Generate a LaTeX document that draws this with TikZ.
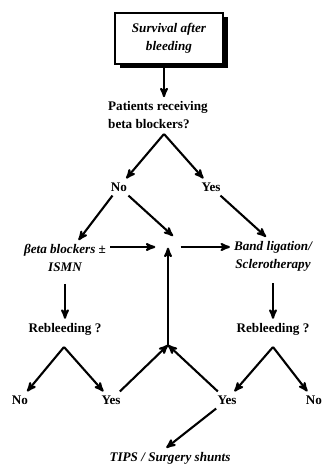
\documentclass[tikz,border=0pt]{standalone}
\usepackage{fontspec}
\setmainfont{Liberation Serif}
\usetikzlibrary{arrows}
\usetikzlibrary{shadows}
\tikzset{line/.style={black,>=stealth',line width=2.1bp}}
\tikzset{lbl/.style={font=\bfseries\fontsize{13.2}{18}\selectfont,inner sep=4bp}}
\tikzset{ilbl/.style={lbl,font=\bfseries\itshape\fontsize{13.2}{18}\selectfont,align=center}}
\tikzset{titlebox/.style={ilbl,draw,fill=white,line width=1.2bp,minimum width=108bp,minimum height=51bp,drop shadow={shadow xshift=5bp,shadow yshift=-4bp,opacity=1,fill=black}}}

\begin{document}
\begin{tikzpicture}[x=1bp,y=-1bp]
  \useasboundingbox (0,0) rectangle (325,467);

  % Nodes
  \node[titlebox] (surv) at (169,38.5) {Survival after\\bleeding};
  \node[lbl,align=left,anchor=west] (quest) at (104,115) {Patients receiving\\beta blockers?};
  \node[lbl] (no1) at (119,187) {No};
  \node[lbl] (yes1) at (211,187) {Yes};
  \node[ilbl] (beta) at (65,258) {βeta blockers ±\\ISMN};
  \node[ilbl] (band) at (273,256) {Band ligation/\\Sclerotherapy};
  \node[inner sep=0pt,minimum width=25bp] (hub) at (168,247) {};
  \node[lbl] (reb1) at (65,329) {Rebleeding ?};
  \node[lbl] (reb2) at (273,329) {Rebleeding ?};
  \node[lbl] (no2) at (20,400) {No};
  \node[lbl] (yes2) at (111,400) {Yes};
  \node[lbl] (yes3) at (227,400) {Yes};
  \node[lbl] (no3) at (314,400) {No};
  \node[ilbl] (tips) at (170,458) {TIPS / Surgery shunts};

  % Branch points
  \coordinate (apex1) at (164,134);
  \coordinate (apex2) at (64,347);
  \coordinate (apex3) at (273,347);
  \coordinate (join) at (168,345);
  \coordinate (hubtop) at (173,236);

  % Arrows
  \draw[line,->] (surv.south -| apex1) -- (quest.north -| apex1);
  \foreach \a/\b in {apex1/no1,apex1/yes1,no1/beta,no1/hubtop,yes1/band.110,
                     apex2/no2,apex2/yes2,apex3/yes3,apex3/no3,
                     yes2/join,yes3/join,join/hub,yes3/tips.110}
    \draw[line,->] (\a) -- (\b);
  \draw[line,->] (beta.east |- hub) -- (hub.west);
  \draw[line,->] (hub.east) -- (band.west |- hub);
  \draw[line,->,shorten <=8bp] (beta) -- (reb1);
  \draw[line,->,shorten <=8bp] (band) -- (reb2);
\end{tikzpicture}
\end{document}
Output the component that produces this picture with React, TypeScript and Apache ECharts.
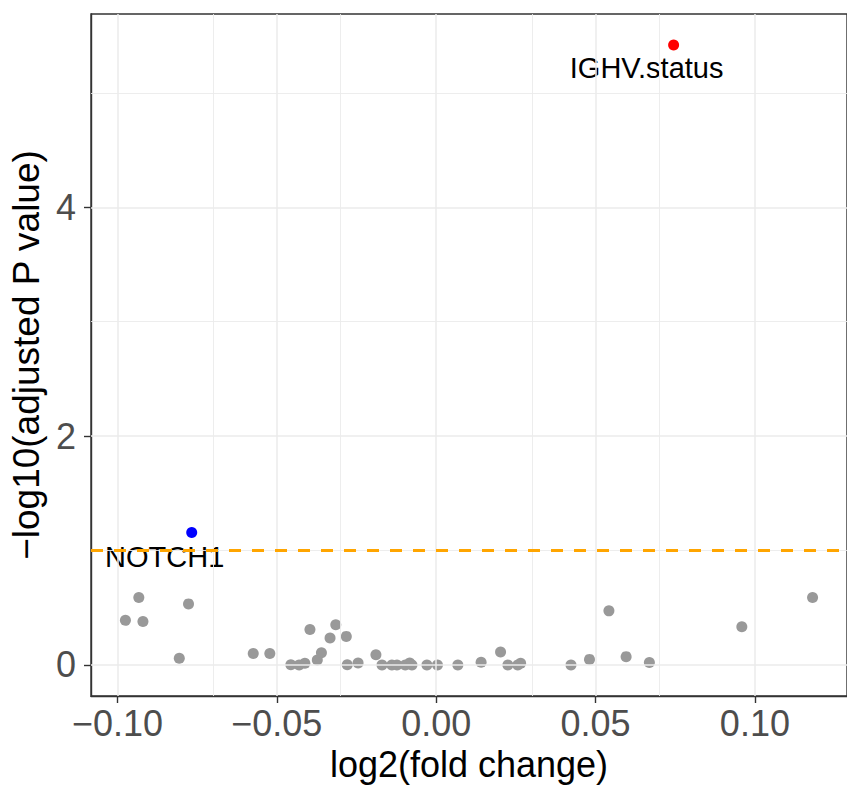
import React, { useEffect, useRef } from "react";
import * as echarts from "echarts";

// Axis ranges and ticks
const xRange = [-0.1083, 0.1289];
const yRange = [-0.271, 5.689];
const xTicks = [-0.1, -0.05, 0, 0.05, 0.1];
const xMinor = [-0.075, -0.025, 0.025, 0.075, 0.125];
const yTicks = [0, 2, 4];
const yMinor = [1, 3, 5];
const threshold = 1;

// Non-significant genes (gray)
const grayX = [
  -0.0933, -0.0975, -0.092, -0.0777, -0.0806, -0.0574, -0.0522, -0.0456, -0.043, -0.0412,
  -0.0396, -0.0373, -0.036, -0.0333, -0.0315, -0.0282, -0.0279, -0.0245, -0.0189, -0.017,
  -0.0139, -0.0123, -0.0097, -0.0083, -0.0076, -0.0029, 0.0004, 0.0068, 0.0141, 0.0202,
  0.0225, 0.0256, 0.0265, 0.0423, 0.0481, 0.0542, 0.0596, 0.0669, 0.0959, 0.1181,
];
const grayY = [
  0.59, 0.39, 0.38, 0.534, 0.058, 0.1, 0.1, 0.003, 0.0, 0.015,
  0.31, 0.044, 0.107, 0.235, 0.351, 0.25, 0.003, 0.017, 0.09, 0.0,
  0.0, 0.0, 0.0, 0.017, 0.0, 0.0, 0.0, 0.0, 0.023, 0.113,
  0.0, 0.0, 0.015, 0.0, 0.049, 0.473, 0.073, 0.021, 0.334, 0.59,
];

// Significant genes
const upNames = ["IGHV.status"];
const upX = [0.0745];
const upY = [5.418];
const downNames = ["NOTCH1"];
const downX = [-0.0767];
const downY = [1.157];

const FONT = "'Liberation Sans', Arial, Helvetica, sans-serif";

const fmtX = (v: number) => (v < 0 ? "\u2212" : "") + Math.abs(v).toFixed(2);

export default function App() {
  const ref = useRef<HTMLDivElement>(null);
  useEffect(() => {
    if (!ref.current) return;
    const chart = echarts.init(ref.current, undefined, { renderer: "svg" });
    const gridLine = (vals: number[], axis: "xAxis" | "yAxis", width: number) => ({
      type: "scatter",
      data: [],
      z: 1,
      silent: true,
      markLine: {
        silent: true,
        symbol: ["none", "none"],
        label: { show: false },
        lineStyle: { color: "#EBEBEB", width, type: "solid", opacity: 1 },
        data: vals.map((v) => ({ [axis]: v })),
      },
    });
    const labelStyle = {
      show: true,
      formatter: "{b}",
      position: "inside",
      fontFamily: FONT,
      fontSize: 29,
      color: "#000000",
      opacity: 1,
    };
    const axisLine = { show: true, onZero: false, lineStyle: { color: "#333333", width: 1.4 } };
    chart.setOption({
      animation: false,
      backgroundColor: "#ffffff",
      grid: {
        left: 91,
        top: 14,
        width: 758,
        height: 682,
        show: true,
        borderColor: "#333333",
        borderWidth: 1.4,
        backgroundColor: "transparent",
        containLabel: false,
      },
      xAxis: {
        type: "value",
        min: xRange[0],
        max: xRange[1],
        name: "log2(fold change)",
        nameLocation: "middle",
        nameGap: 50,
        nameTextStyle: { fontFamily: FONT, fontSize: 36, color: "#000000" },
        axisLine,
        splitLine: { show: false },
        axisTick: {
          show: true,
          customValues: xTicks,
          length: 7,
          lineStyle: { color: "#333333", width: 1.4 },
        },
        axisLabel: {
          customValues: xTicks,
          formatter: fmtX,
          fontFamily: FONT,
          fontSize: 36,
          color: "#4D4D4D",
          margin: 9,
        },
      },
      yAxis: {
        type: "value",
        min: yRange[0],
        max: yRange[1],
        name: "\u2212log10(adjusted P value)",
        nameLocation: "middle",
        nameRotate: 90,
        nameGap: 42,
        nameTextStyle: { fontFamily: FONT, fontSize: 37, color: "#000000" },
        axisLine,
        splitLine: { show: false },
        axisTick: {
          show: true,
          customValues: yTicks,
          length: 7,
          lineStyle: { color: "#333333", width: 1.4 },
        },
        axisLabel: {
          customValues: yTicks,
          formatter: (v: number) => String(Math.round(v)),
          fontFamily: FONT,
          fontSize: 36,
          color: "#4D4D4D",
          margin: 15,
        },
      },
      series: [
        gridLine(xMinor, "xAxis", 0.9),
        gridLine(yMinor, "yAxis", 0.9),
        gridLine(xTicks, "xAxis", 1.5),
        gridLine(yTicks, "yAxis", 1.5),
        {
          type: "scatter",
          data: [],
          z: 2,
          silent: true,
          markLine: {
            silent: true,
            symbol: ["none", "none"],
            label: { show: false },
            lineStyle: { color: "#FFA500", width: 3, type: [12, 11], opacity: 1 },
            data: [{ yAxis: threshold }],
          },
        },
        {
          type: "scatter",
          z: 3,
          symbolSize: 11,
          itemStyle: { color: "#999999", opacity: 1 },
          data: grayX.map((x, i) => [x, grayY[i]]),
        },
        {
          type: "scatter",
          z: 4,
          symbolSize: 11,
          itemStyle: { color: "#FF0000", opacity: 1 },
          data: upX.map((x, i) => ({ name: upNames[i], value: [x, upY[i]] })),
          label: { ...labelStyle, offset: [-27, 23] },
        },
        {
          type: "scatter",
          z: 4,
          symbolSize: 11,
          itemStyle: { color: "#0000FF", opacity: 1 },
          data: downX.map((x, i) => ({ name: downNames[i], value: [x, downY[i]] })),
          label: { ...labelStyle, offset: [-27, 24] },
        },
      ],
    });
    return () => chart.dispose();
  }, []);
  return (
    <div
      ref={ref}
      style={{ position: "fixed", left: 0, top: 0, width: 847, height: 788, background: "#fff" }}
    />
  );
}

= = = = = = =

◆ Written problem
Leave out the pictures and restate, word for word, the lines from the top of the data through the line containing "(hubtop) at (173,236);", both included.

◆ Response to the exercise
Generate a LaTeX document that draws this with TikZ.
\documentclass[tikz,border=0pt]{standalone}
\usepackage{fontspec}
\setmainfont{Liberation Serif}
\usetikzlibrary{arrows}
\usetikzlibrary{shadows}
\tikzset{line/.style={black,>=stealth',line width=2.1bp}}
\tikzset{lbl/.style={font=\bfseries\fontsize{13.2}{18}\selectfont,inner sep=4bp}}
\tikzset{ilbl/.style={lbl,font=\bfseries\itshape\fontsize{13.2}{18}\selectfont,align=center}}
\tikzset{titlebox/.style={ilbl,draw,fill=white,line width=1.2bp,minimum width=108bp,minimum height=51bp,drop shadow={shadow xshift=5bp,shadow yshift=-4bp,opacity=1,fill=black}}}

\begin{document}
\begin{tikzpicture}[x=1bp,y=-1bp]
  \useasboundingbox (0,0) rectangle (325,467);

  % Nodes
  \node[titlebox] (surv) at (169,38.5) {Survival after\\bleeding};
  \node[lbl,align=left,anchor=west] (quest) at (104,115) {Patients receiving\\beta blockers?};
  \node[lbl] (no1) at (119,187) {No};
  \node[lbl] (yes1) at (211,187) {Yes};
  \node[ilbl] (beta) at (65,258) {βeta blockers ±\\ISMN};
  \node[ilbl] (band) at (273,256) {Band ligation/\\Sclerotherapy};
  \node[inner sep=0pt,minimum width=25bp] (hub) at (168,247) {};
  \node[lbl] (reb1) at (65,329) {Rebleeding ?};
  \node[lbl] (reb2) at (273,329) {Rebleeding ?};
  \node[lbl] (no2) at (20,400) {No};
  \node[lbl] (yes2) at (111,400) {Yes};
  \node[lbl] (yes3) at (227,400) {Yes};
  \node[lbl] (no3) at (314,400) {No};
  \node[ilbl] (tips) at (170,458) {TIPS / Surgery shunts};

  % Branch points
  \coordinate (apex1) at (164,134);
  \coordinate (apex2) at (64,347);
  \coordinate (apex3) at (273,347);
  \coordinate (join) at (168,345);
  \coordinate (hubtop) at (173,236);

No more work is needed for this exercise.